▶ Stored records
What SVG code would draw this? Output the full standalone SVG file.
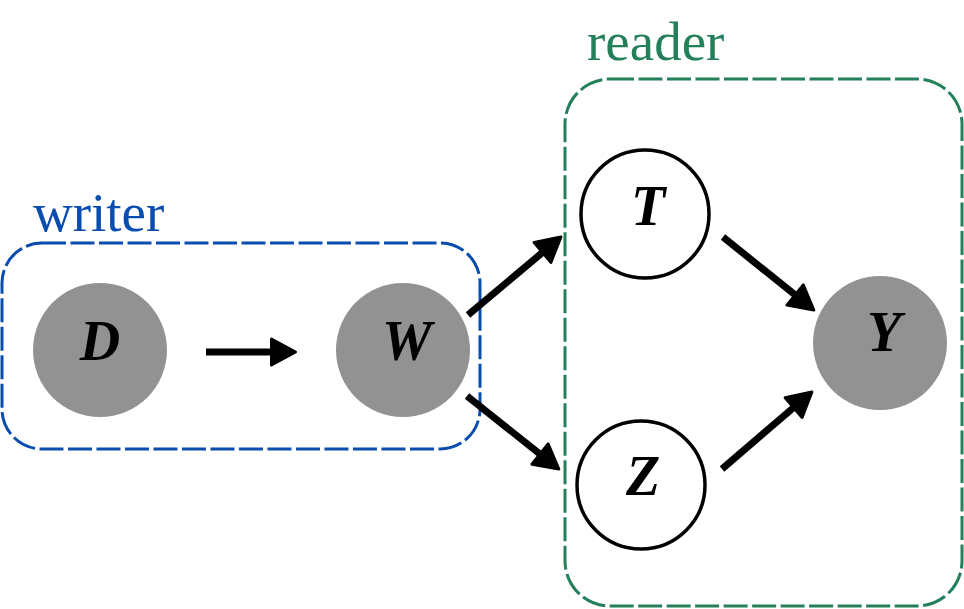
<svg xmlns="http://www.w3.org/2000/svg" width="964" height="609" viewBox="0 0 964 609">
<style>
.box{fill:none;stroke-width:3;stroke-dasharray:24 4.5}
.lbl{font-family:"Liberation Serif",serif;font-size:55px}
.nl{font-family:"Liberation Serif",serif;font-size:56px;font-weight:bold;font-style:italic;text-anchor:middle;fill:#000}
.obs{fill:#929292}
.lat{fill:#fff;stroke:#000;stroke-width:3.5}
.edge{stroke:#000;stroke-width:7;fill:none;marker-end:url(#ah)}
</style>
<defs>
<marker id="ah" markerUnits="userSpaceOnUse" markerWidth="32" markerHeight="32" viewBox="0 0 32 32" refX="4" refY="16" orient="auto">
<path d="M3,3 L27,16 L3,29 Z" fill="#000" stroke="#000" stroke-width="3" stroke-linejoin="round"/>
</marker>
</defs>
<g id="writer">
<rect class="box" x="2" y="243" width="478" height="206" rx="40" stroke="#0a4daf"/>
<text class="lbl" x="33" y="231" fill="#0a4daf">writer</text>
</g>
<g id="reader">
<rect class="box" x="565" y="79" width="397" height="527" rx="45" stroke="#24805a"/>
<text class="lbl" x="587" y="60" fill="#24805a">reader</text>
</g>
<g id="node-D">
<circle class="obs" cx="100" cy="350" r="67"/>
<text class="nl" x="100" y="360">D</text>
</g>
<g id="node-W">
<circle class="obs" cx="403" cy="350" r="67"/>
<text class="nl" x="407" y="360">W</text>
</g>
<g id="node-T">
<circle class="lat" cx="645" cy="214" r="64"/>
<text class="nl" x="648" y="225">T</text>
</g>
<g id="node-Z">
<circle class="lat" cx="641" cy="485" r="64"/>
<text class="nl" x="643" y="495">Z</text>
</g>
<g id="node-Y">
<circle class="obs" cx="880" cy="343" r="67"/>
<text class="nl" x="884" y="351">Y</text>
</g>
<g id="connectors">
<line class="edge" x1="206" y1="352" x2="272.5" y2="352"/>
<line class="edge" x1="468" y1="315" x2="543.3" y2="251.8"/>
<line class="edge" x1="467" y1="396" x2="540.8" y2="454.7"/>
<line class="edge" x1="723" y1="237" x2="795.9" y2="295.6"/>
<line class="edge" x1="722" y1="469" x2="794.4" y2="406.9"/>
</g>
</svg>
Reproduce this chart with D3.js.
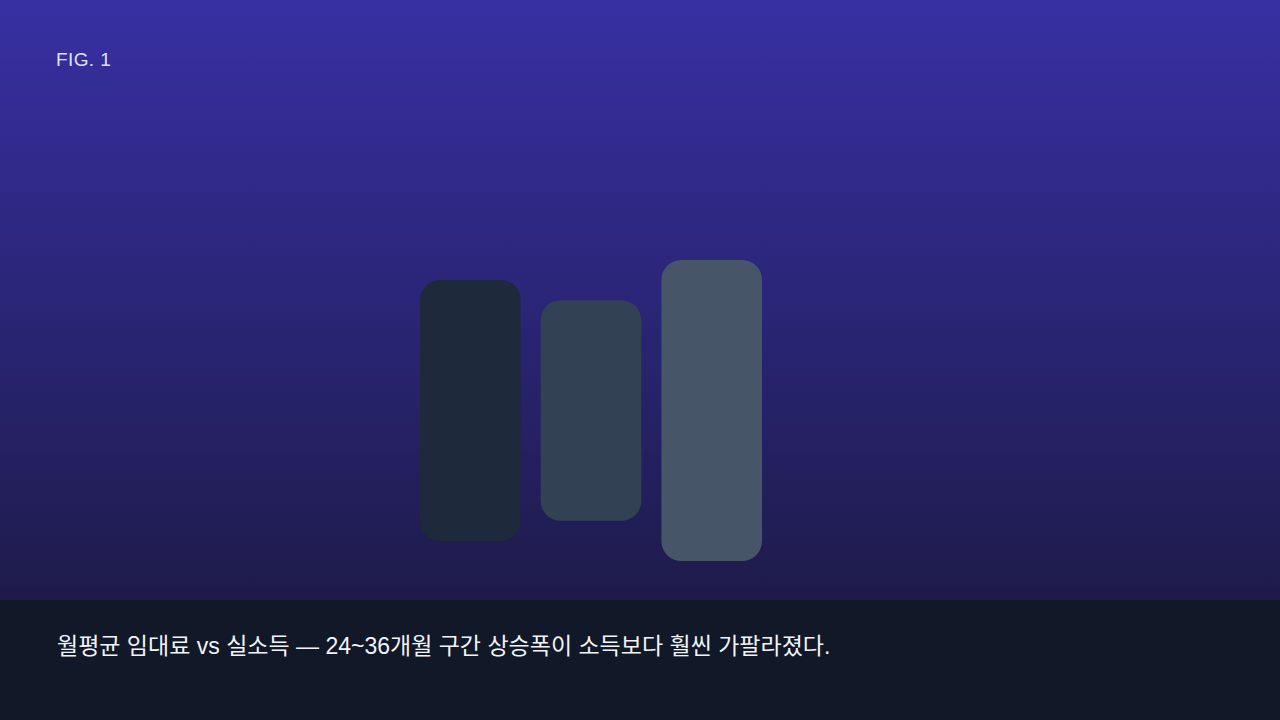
<!DOCTYPE html>
<html>
<head>
<meta charset="utf-8">
<script src="https://cdn.jsdelivr.net/npm/d3@7"></script>
<style>
  html, body { margin: 0; padding: 0; background: #1e1b4b; }
  svg { display: block; }
</style>
</head>
<body>
<svg id="chart" width="1280" height="720"></svg>
<script>
// ---- data ----
const categories = ["임대료", "실소득", "격차"];
const values = [26, 22, 30];
const barColors = ["#1e293b", "#334155", "#475569"];
const figLabel = "FIG. 1";
const caption = "월평균 임대료 vs 실소득 — 24~36개월 구간 상승폭이 소득보다 훨씬 가팔라졌다.";

// ---- layout ----
const W = 1280, H = 720;
const svg = d3.select("#chart");
const defs = svg.append("defs");
const grad = defs.append("linearGradient")
  .attr("id", "bg").attr("x1", 0).attr("y1", 0).attr("x2", 0).attr("y2", 1);
grad.append("stop").attr("offset", "0%").attr("stop-color", "#3730a3");
grad.append("stop").attr("offset", "100%").attr("stop-color", "#1e1b4b");

svg.append("rect").attr("x", 0).attr("y", 0).attr("width", W).attr("height", 600)
  .attr("fill", "url(#bg)");
svg.append("rect").attr("x", 0).attr("y", 600).attr("width", W).attr("height", 120)
  .attr("fill", "#111827");

const x = d3.scaleBand().domain(categories).range([420, 762])
  .paddingInner(1 / 6).paddingOuter(0);
const h = d3.scaleLinear().domain([0, 30]).range([0, 301]);
const centerY = 410.5;

svg.append("g").selectAll("rect")
  .data(categories)
  .join("rect")
  .attr("x", d => x(d))
  .attr("width", x.bandwidth())
  .attr("y", (d, i) => centerY - h(values[i]) / 2)
  .attr("height", (d, i) => h(values[i]))
  .attr("rx", 20).attr("ry", 20)
  .attr("fill", (d, i) => barColors[i]);

svg.append("text")
  .attr("x", 56).attr("y", 66)
  .attr("font-family", "'Liberation Sans', Arial, sans-serif")
  .attr("font-size", 19)
  .attr("letter-spacing", 0.4)
  .attr("fill", "#dfe2fb")
  .text(figLabel);

svg.append("text")
  .attr("x", 57).attr("y", 654)
  .attr("font-family", "'Liberation Sans', Arial, 'Noto Sans CJK KR', sans-serif")
  .attr("font-size", 23)
  .attr("fill", "#f1f5f9")
  .text(caption);
</script>
</body>
</html>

▶ Problem requirements
Beginning at the line above that contains "Reproduce this chart with D3.js.", repeat each line exactly through the one that contains "실소득 — 24~36개월", and leave out the pictures.

▶ Reply
Reproduce this chart with D3.js.
<!DOCTYPE html>
<html>
<head>
<meta charset="utf-8">
<script src="https://cdn.jsdelivr.net/npm/d3@7"></script>
<style>
  html, body { margin: 0; padding: 0; background: #1e1b4b; }
  svg { display: block; }
</style>
</head>
<body>
<svg id="chart" width="1280" height="720"></svg>
<script>
// ---- data ----
const categories = ["임대료", "실소득", "격차"];
const values = [26, 22, 30];
const barColors = ["#1e293b", "#334155", "#475569"];
const figLabel = "FIG. 1";
const caption = "월평균 임대료 vs 실소득 — 24~36개월 구간 상승폭이 소득보다 훨씬 가팔라졌다.";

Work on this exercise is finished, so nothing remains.